British Soldiers Fatalities Of The War In Iraq
Lance Corporal of Horse Matty Hull was killed near Basra in March 2003 when his convoy came under friendly fire.Getty Images file
/ Source: The Associated Press

U.S. officials have agreed to release a cockpit video capturing a dramatic exchange between two American pilots involved in a friendly fire incident that killed a British soldier in Iraq, but questions remained Wednesday as to why the video was withheld for so long.

The friendly fire incident happened nearly four years ago but previously the Pentagon said the video was classified. That meant the footage could not be presented in open court during a British inquest into the death of Lance Cpl. Matty Hull, who was killed when at least one U.S. jet fired on his convoy in the southern city of Basra.

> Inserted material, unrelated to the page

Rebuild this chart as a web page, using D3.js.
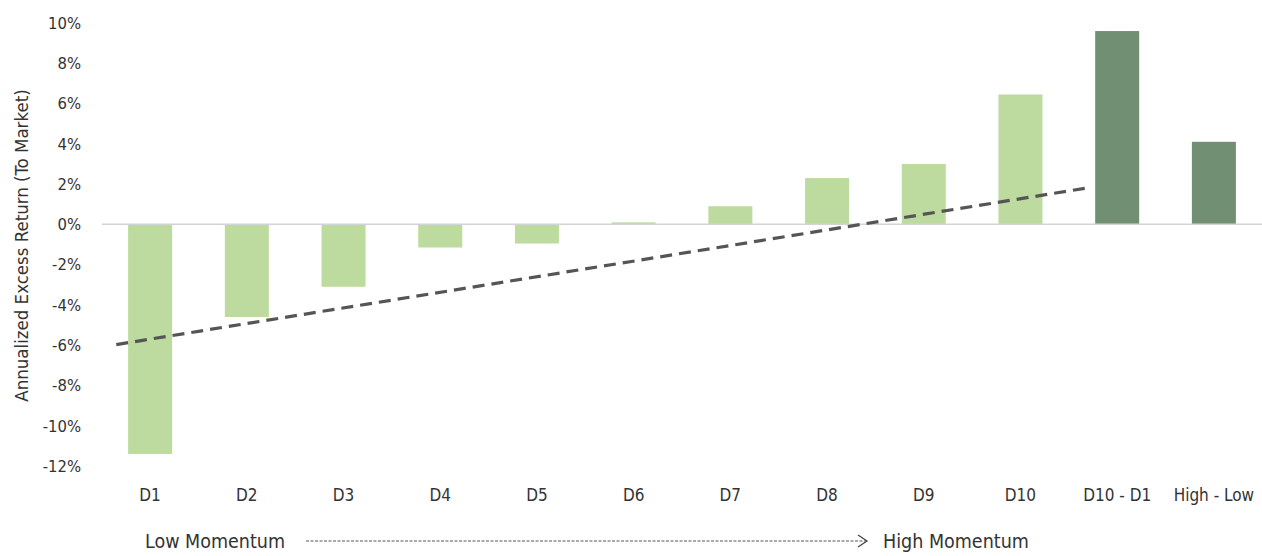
<!DOCTYPE html>
<html><head><meta charset="utf-8">
<script src="https://cdn.jsdelivr.net/npm/d3@7"></script>
<style>body{margin:0;background:#fff}svg{display:block}text{font-family:"DejaVu Sans Condensed","Liberation Sans Narrow",sans-serif;fill:#333}</style>
</head><body><svg id="c" width="1262" height="556"></svg>
<script>
const categories = ["D1","D2","D3","D4","D5","D6","D7","D8","D9","D10","D10 - D1","High - Low"];
const values = [-11.4,-4.6,-3.1,-1.15,-0.95,0.1,0.9,2.3,3.0,6.45,9.6,4.1];
const barGroup = ["decile","decile","decile","decile","decile","decile","decile","decile","decile","decile","spread","spread"];
const yTicks = [10,8,6,4,2,0,-2,-4,-6,-8,-10,-12];
const trendPos = [-0.35, 9.73];
const trendVal = [-5.97, 1.84];
const yTitle = "Annualized Excess Return (To Market)";
const lowLabel = "Low Momentum", highLabel = "High Momentum";

const svg = d3.select("#c");
const left = 102, right = 1262;
const x = d3.scaleBand().domain(categories).range([left, right]).paddingInner(0.545).paddingOuter(0.27);
const y = d3.scaleLinear().domain([-12, 10]).range([466, 23]);
const idx = d3.scaleLinear().domain([0, categories.length-1]).range([x(categories[0])+x.bandwidth()/2, x(categories[categories.length-1])+x.bandwidth()/2]);
const color = {decile:"#bddb9f", spread:"#718f72"};

// y tick labels
svg.append("g").selectAll("text").data(yTicks).join("text")
  .attr("x", 81).attr("y", d=>y(d)).attr("dy","0.35em").attr("text-anchor","end")
  .style("font-size","16.5px").text(d=>d+"%");

// bars
svg.append("g").selectAll("rect").data(values).join("rect")
  .attr("x",(d,i)=>x(categories[i])).attr("width",x.bandwidth())
  .attr("y",d=>y(Math.max(0,d))).attr("height",d=>Math.abs(y(d)-y(0)))
  .attr("fill",(d,i)=>color[barGroup[i]]);

// zero line
svg.append("line").attr("x1",left).attr("x2",right).attr("y1",y(0)).attr("y2",y(0))
  .attr("stroke","#d4d4d4").attr("stroke-width",1.5);

// trend line
svg.append("path").datum(trendPos.map((p,i)=>[p,trendVal[i]]))
  .attr("d", d3.line().x(d=>idx(d[0])).y(d=>y(d[1])))
  .attr("fill","none").attr("stroke","#555").attr("stroke-width",3.2).attr("stroke-dasharray","12,7");

// x labels
svg.append("g").selectAll("text").data(categories).join("text")
  .attr("x",d=>x(d)+x.bandwidth()/2).attr("y",495).attr("dy","0.35em").attr("text-anchor","middle")
  .style("font-size","17px").text(d=>d);

// y title
svg.append("text").attr("transform",`translate(22,${y(-1.05)}) rotate(-90)`).attr("text-anchor","middle").attr("dy","0.35em")
  .style("font-size","18.5px").text(yTitle);

// momentum arrow
svg.append("text").attr("x",145).attr("y",541).attr("dy","0.35em").style("font-size","19.5px").text(lowLabel);
svg.append("text").attr("x",883).attr("y",541).attr("dy","0.35em").style("font-size","19.5px").text(highLabel);
svg.append("line").attr("x1",306).attr("x2",866).attr("y1",541).attr("y2",541)
  .attr("stroke","#555").attr("stroke-width",1).attr("stroke-dasharray","3,1.5");
svg.append("path").attr("d","M858,535 L867,541 L858,547").attr("fill","none").attr("stroke","#444").attr("stroke-width",1.3);
</script></body></html>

But after excerpts of the leaked video were published in The Sun newspaper Tuesday and the footage was widely broadcast, U.S. authorities agreed to release it for the inquest.

Neither pilot from the Boise, Idaho-based 190th Fighter Squadron was disciplined in the U.S. military’s own investigation, which concluded the pilots “followed the procedures and processes for engaging targets,” Pentagon spokesman Bryan Whitman said Tuesday.

The U.S. military has no plan to release the names of the pilot or their unit, said Lt. Col. Teresa Connor, a spokeswoman at U.S. Central Command headquarters in Tampa, Fla.

The Sun reported Wednesday that one of the pilots was promoted to colonel with the Air National Guard’s A10 tankbuster training wing at a top U.S. base, teaching “novices how to dive and strafe targets.”

Leak strains relations
The leaking of the tape strained relations between the Department of Defense and their British counterparts, who were previously given a DVD of the classified video.

A publicly releasable version of the U.S. investigation report, which found the pilots followed procedures and practices for engaging targets, was given to the British Defense Ministry in November 2003, Connor said.

It was unclear why neither British nor U.S. authorities released the findings.

On Tuesday, after the leaking of the tape, Connor said Central Command authorized Britain to display the video to the coroner and family in the presence of the Defense Ministry. It is up to the ministry to decide whether and when to do so, she said.

The U.S. Embassy’s deputy chief of mission, David Johnson, said he thought the coroner had already viewed the video.

“Our focus is really on finding out where our procedures fell down and allowed information that was classified to be provided to individuals who did not have appropriate access to it,” Johnson told the AP, saying that U.S. and British exchanges had been “military to military.”

State Department spokesman Sean McCormack told reporters in Washington that he had read the transcript of the incident. “My reaction is that these people immediately understood that it was a terrible, terrible mistake, and they felt immediate remorse of what happened.”

'The right thing to do'
Susan Hull, Hull’s widow, welcomed the release of video, saying it was “vital evidence and must be shown” at the inquest, which resumes Feb. 16.

“The inquest is my one and only chance to hear how and why Matty died,” she said in a statement released by her lawyers. “I would have preferred to hear the evidence from the U.S. pilots themselves. However, they cannot be compelled to come and they have not come voluntarily. The video is therefore vital evidence and must be shown. I do not relish hearing it in open court, but after years of being told that it did not exist or was secret I feel that it was right not to give up hope.”

Previously, the Defense Ministry had said it was unable to persuade the U.S. to declassify the footage — a recording British authorities initially claimed did not exist.

Britain’s defense secretary, Des Browne, welcomed the U.S. release of the video. “The release of classified information, even for the closest of allies, is never straightforward, but this is the right thing to do,” he said.